> Requirement
Transcribe the whole listing without a single picture.
──────────
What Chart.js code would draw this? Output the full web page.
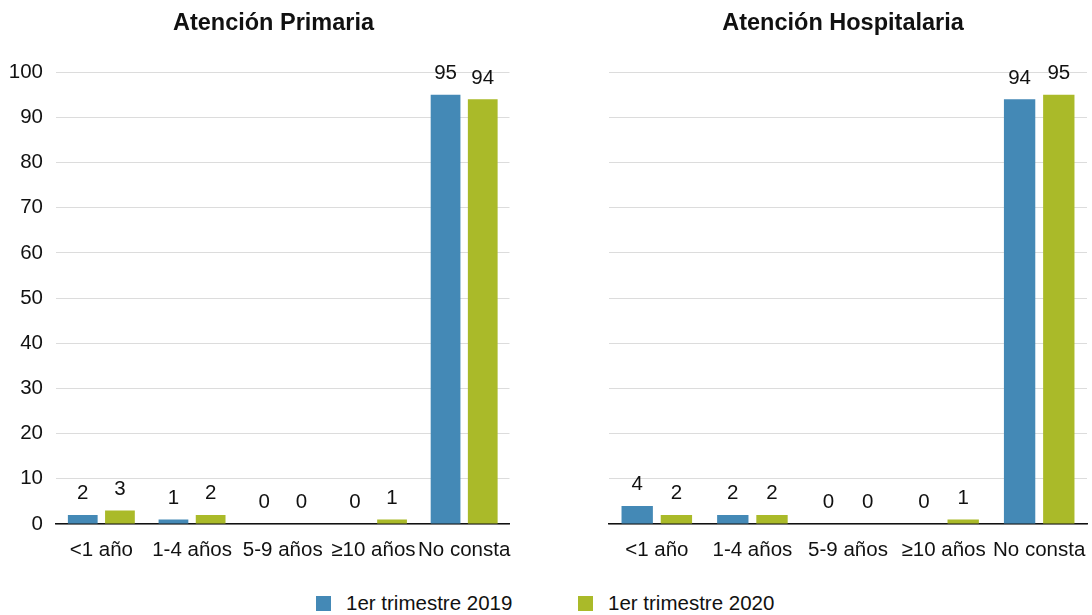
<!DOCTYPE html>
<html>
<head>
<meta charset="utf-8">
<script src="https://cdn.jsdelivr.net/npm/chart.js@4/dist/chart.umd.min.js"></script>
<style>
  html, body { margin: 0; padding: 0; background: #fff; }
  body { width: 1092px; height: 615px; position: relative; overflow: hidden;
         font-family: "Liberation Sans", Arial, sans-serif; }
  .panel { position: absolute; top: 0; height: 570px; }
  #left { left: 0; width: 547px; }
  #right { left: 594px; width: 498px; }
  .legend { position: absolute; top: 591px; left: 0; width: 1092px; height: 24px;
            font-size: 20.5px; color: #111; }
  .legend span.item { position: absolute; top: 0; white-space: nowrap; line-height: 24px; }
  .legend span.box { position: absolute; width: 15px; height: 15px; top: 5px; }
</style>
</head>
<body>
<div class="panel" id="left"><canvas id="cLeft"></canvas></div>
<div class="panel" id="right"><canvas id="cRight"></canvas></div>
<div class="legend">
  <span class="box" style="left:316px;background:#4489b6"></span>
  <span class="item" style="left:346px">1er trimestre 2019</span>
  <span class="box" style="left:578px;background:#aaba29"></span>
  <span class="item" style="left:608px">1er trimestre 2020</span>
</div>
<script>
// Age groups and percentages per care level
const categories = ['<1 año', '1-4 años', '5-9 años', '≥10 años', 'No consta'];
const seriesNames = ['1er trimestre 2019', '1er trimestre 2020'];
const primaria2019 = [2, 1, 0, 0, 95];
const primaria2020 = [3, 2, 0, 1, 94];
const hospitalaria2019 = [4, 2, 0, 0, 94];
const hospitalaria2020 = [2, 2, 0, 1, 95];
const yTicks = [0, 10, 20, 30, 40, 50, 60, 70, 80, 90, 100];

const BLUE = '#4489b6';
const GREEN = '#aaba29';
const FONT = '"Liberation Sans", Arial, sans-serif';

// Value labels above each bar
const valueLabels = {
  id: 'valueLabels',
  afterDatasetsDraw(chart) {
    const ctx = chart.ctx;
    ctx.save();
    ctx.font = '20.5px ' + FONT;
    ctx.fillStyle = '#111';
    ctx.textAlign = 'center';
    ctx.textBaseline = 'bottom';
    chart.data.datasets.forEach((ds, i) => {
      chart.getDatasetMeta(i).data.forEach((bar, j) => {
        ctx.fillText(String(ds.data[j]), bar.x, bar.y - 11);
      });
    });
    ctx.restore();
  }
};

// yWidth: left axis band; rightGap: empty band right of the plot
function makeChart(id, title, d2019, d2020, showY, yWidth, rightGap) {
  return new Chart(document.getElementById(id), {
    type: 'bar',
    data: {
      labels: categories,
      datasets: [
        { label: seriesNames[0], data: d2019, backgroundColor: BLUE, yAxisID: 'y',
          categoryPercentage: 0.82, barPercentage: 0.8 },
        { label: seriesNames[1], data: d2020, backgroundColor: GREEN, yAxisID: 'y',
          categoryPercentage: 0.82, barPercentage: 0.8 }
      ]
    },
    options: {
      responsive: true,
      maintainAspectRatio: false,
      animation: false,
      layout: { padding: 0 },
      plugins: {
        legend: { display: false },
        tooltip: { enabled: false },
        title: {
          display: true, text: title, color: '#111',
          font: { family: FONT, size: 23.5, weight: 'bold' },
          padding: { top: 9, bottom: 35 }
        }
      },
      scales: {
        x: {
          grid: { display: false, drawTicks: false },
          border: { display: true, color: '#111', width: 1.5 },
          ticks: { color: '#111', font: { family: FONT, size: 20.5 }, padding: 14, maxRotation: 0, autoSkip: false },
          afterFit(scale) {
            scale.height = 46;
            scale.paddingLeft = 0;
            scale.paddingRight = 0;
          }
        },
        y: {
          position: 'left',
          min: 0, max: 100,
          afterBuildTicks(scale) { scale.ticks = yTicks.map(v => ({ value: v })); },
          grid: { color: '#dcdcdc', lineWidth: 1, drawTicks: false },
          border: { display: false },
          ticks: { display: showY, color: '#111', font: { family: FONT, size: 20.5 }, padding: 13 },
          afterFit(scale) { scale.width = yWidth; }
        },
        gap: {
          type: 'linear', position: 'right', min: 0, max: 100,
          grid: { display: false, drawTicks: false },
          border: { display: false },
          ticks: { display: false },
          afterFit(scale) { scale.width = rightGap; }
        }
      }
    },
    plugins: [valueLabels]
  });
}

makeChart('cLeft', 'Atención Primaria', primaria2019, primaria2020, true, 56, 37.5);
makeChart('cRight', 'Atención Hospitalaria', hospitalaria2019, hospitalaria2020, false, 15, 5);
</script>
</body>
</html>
──────────
> Answer for this exercise
What Chart.js code would draw this? Output the full web page.
<!DOCTYPE html>
<html>
<head>
<meta charset="utf-8">
<script src="https://cdn.jsdelivr.net/npm/chart.js@4/dist/chart.umd.min.js"></script>
<style>
  html, body { margin: 0; padding: 0; background: #fff; }
  body { width: 1092px; height: 615px; position: relative; overflow: hidden;
         font-family: "Liberation Sans", Arial, sans-serif; }
  .panel { position: absolute; top: 0; height: 570px; }
  #left { left: 0; width: 547px; }
  #right { left: 594px; width: 498px; }
  .legend { position: absolute; top: 591px; left: 0; width: 1092px; height: 24px;
            font-size: 20.5px; color: #111; }
  .legend span.item { position: absolute; top: 0; white-space: nowrap; line-height: 24px; }
  .legend span.box { position: absolute; width: 15px; height: 15px; top: 5px; }
</style>
</head>
<body>
<div class="panel" id="left"><canvas id="cLeft"></canvas></div>
<div class="panel" id="right"><canvas id="cRight"></canvas></div>
<div class="legend">
  <span class="box" style="left:316px;background:#4489b6"></span>
  <span class="item" style="left:346px">1er trimestre 2019</span>
  <span class="box" style="left:578px;background:#aaba29"></span>
  <span class="item" style="left:608px">1er trimestre 2020</span>
</div>
<script>
// Age groups and percentages per care level
const categories = ['<1 año', '1-4 años', '5-9 años', '≥10 años', 'No consta'];
const seriesNames = ['1er trimestre 2019', '1er trimestre 2020'];
const primaria2019 = [2, 1, 0, 0, 95];
const primaria2020 = [3, 2, 0, 1, 94];
const hospitalaria2019 = [4, 2, 0, 0, 94];
const hospitalaria2020 = [2, 2, 0, 1, 95];
const yTicks = [0, 10, 20, 30, 40, 50, 60, 70, 80, 90, 100];

const BLUE = '#4489b6';
const GREEN = '#aaba29';
const FONT = '"Liberation Sans", Arial, sans-serif';

// Value labels above each bar
const valueLabels = {
  id: 'valueLabels',
  afterDatasetsDraw(chart) {
    const ctx = chart.ctx;
    ctx.save();
    ctx.font = '20.5px ' + FONT;
    ctx.fillStyle = '#111';
    ctx.textAlign = 'center';
    ctx.textBaseline = 'bottom';
    chart.data.datasets.forEach((ds, i) => {
      chart.getDatasetMeta(i).data.forEach((bar, j) => {
        ctx.fillText(String(ds.data[j]), bar.x, bar.y - 11);
      });
    });
    ctx.restore();
  }
};

// yWidth: left axis band; rightGap: empty band right of the plot
function makeChart(id, title, d2019, d2020, showY, yWidth, rightGap) {
  return new Chart(document.getElementById(id), {
    type: 'bar',
    data: {
      labels: categories,
      datasets: [
        { label: seriesNames[0], data: d2019, backgroundColor: BLUE, yAxisID: 'y',
          categoryPercentage: 0.82, barPercentage: 0.8 },
        { label: seriesNames[1], data: d2020, backgroundColor: GREEN, yAxisID: 'y',
          categoryPercentage: 0.82, barPercentage: 0.8 }
      ]
    },
    options: {
      responsive: true,
      maintainAspectRatio: false,
      animation: false,
      layout: { padding: 0 },
      plugins: {
        legend: { display: false },
        tooltip: { enabled: false },
        title: {
          display: true, text: title, color: '#111',
          font: { family: FONT, size: 23.5, weight: 'bold' },
          padding: { top: 9, bottom: 35 }
        }
      },
      scales: {
        x: {
          grid: { display: false, drawTicks: false },
          border: { display: true, color: '#111', width: 1.5 },
          ticks: { color: '#111', font: { family: FONT, size: 20.5 }, padding: 14, maxRotation: 0, autoSkip: false },
          afterFit(scale) {
            scale.height = 46;
            scale.paddingLeft = 0;
            scale.paddingRight = 0;
          }
        },
        y: {
          position: 'left',
          min: 0, max: 100,
          afterBuildTicks(scale) { scale.ticks = yTicks.map(v => ({ value: v })); },
          grid: { color: '#dcdcdc', lineWidth: 1, drawTicks: false },
          border: { display: false },
          ticks: { display: showY, color: '#111', font: { family: FONT, size: 20.5 }, padding: 13 },
          afterFit(scale) { scale.width = yWidth; }
        },
        gap: {
          type: 'linear', position: 'right', min: 0, max: 100,
          grid: { display: false, drawTicks: false },
          border: { display: false },
          ticks: { display: false },
          afterFit(scale) { scale.width = rightGap; }
        }
      }
    },
    plugins: [valueLabels]
  });
}

makeChart('cLeft', 'Atención Primaria', primaria2019, primaria2020, true, 56, 37.5);
makeChart('cRight', 'Atención Hospitalaria', hospitalaria2019, hospitalaria2020, false, 15, 5);
</script>
</body>
</html>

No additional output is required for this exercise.